Word for word, transcribe the lines below and drop the pictures.

══ DATASET CONTENT ══

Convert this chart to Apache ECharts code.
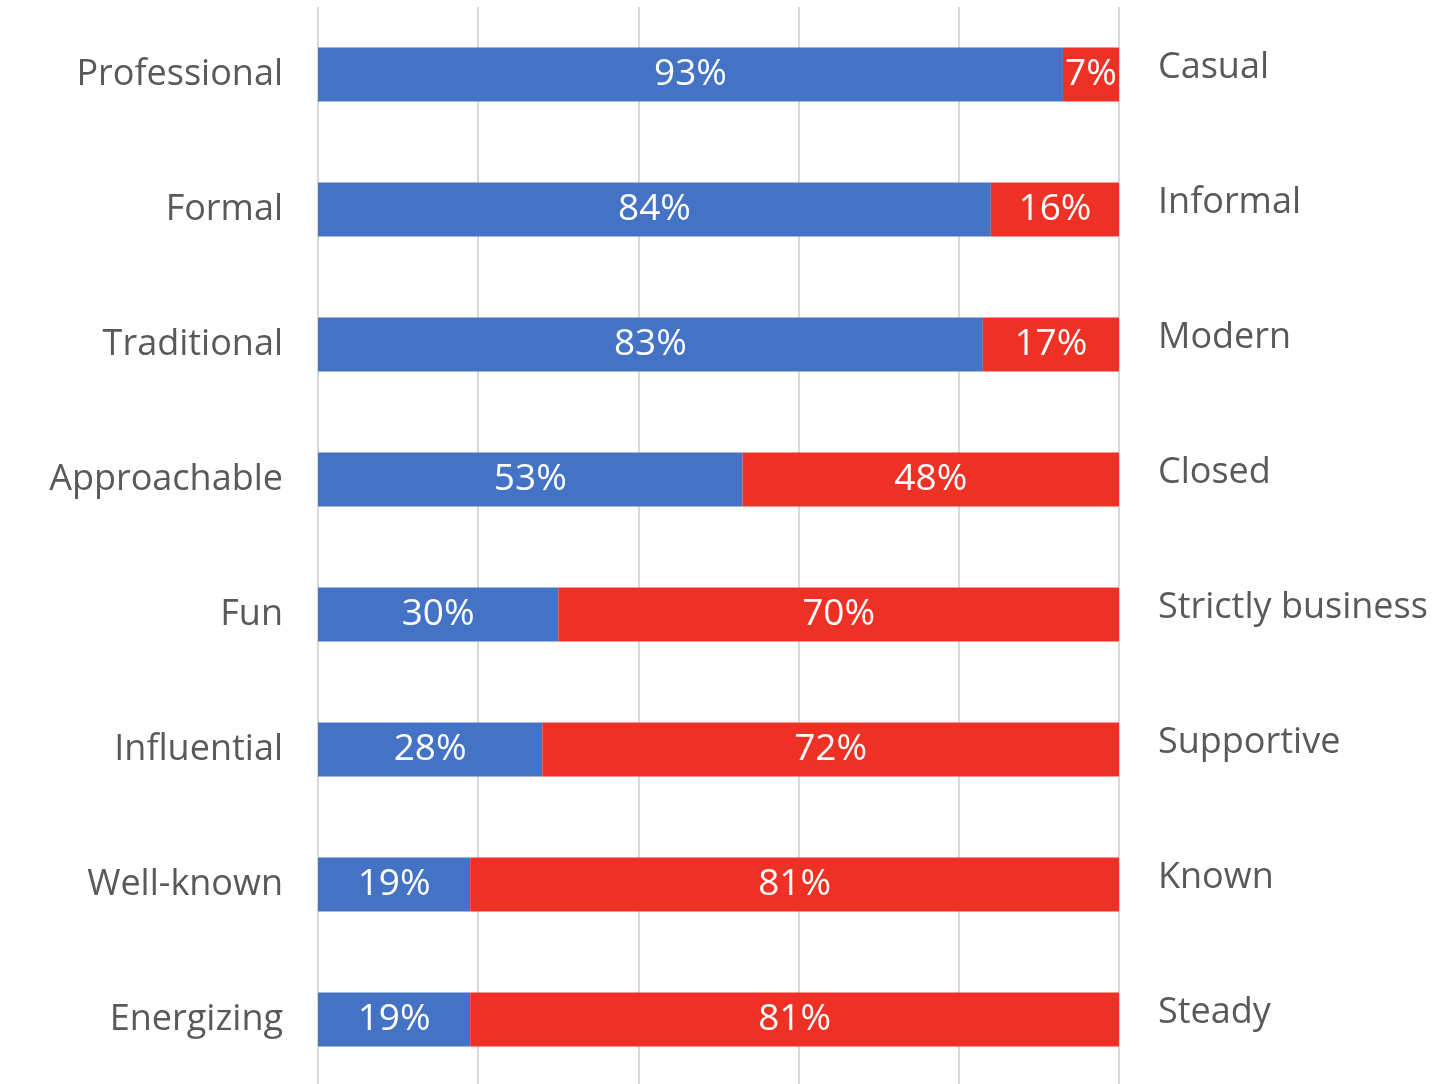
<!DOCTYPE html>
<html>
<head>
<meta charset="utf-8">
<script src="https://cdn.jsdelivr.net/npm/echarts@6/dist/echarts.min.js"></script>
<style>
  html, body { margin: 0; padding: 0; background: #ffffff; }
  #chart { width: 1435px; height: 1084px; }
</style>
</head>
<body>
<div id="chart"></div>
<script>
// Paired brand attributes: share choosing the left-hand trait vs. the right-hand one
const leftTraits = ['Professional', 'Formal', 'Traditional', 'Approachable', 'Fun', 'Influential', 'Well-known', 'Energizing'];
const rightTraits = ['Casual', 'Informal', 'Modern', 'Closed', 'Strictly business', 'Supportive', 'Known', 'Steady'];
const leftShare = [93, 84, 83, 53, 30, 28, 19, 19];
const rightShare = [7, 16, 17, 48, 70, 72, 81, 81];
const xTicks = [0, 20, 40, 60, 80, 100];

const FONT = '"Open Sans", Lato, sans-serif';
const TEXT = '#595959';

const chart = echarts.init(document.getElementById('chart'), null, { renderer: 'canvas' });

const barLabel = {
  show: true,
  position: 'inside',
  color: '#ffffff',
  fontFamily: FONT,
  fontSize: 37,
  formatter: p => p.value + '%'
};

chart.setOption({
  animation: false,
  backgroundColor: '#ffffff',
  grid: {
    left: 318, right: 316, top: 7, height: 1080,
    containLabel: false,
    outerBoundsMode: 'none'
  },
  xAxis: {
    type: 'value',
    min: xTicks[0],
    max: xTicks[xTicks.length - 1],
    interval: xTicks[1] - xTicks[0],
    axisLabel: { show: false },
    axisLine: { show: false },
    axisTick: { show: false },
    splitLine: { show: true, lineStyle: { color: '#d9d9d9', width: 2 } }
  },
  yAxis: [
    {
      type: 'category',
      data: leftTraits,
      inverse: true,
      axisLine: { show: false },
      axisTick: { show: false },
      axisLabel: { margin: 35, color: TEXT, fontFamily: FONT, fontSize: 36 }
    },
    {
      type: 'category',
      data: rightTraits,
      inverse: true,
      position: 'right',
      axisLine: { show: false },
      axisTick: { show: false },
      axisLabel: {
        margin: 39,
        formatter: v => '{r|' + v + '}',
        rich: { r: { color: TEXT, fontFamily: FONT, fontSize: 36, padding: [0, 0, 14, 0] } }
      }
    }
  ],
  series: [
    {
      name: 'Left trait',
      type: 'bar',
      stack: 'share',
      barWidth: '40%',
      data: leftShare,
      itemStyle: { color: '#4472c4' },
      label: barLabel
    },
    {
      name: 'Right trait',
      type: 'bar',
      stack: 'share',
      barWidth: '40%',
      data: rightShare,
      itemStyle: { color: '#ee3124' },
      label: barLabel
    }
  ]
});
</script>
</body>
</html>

═══

> ANSWER FOR THIS EXERCISE
Convert this chart to Apache ECharts code.
<!DOCTYPE html>
<html>
<head>
<meta charset="utf-8">
<script src="https://cdn.jsdelivr.net/npm/echarts@6/dist/echarts.min.js"></script>
<style>
  html, body { margin: 0; padding: 0; background: #ffffff; }
  #chart { width: 1435px; height: 1084px; }
</style>
</head>
<body>
<div id="chart"></div>
<script>
// Paired brand attributes: share choosing the left-hand trait vs. the right-hand one
const leftTraits = ['Professional', 'Formal', 'Traditional', 'Approachable', 'Fun', 'Influential', 'Well-known', 'Energizing'];
const rightTraits = ['Casual', 'Informal', 'Modern', 'Closed', 'Strictly business', 'Supportive', 'Known', 'Steady'];
const leftShare = [93, 84, 83, 53, 30, 28, 19, 19];
const rightShare = [7, 16, 17, 48, 70, 72, 81, 81];
const xTicks = [0, 20, 40, 60, 80, 100];

const FONT = '"Open Sans", Lato, sans-serif';
const TEXT = '#595959';

const chart = echarts.init(document.getElementById('chart'), null, { renderer: 'canvas' });

const barLabel = {
  show: true,
  position: 'inside',
  color: '#ffffff',
  fontFamily: FONT,
  fontSize: 37,
  formatter: p => p.value + '%'
};

chart.setOption({
  animation: false,
  backgroundColor: '#ffffff',
  grid: {
    left: 318, right: 316, top: 7, height: 1080,
    containLabel: false,
    outerBoundsMode: 'none'
  },
  xAxis: {
    type: 'value',
    min: xTicks[0],
    max: xTicks[xTicks.length - 1],
    interval: xTicks[1] - xTicks[0],
    axisLabel: { show: false },
    axisLine: { show: false },
    axisTick: { show: false },
    splitLine: { show: true, lineStyle: { color: '#d9d9d9', width: 2 } }
  },
  yAxis: [
    {
      type: 'category',
      data: leftTraits,
      inverse: true,
      axisLine: { show: false },
      axisTick: { show: false },
      axisLabel: { margin: 35, color: TEXT, fontFamily: FONT, fontSize: 36 }
    },
    {
      type: 'category',
      data: rightTraits,
      inverse: true,
      position: 'right',
      axisLine: { show: false },
      axisTick: { show: false },
      axisLabel: {
        margin: 39,
        formatter: v => '{r|' + v + '}',
        rich: { r: { color: TEXT, fontFamily: FONT, fontSize: 36, padding: [0, 0, 14, 0] } }
      }
    }
  ],
  series: [
    {
      name: 'Left trait',
      type: 'bar',
      stack: 'share',
      barWidth: '40%',
      data: leftShare,
      itemStyle: { color: '#4472c4' },
      label: barLabel
    },
    {
      name: 'Right trait',
      type: 'bar',
      stack: 'share',
      barWidth: '40%',
      data: rightShare,
      itemStyle: { color: '#ee3124' },
      label: barLabel
    }
  ]
});
</script>
</body>
</html>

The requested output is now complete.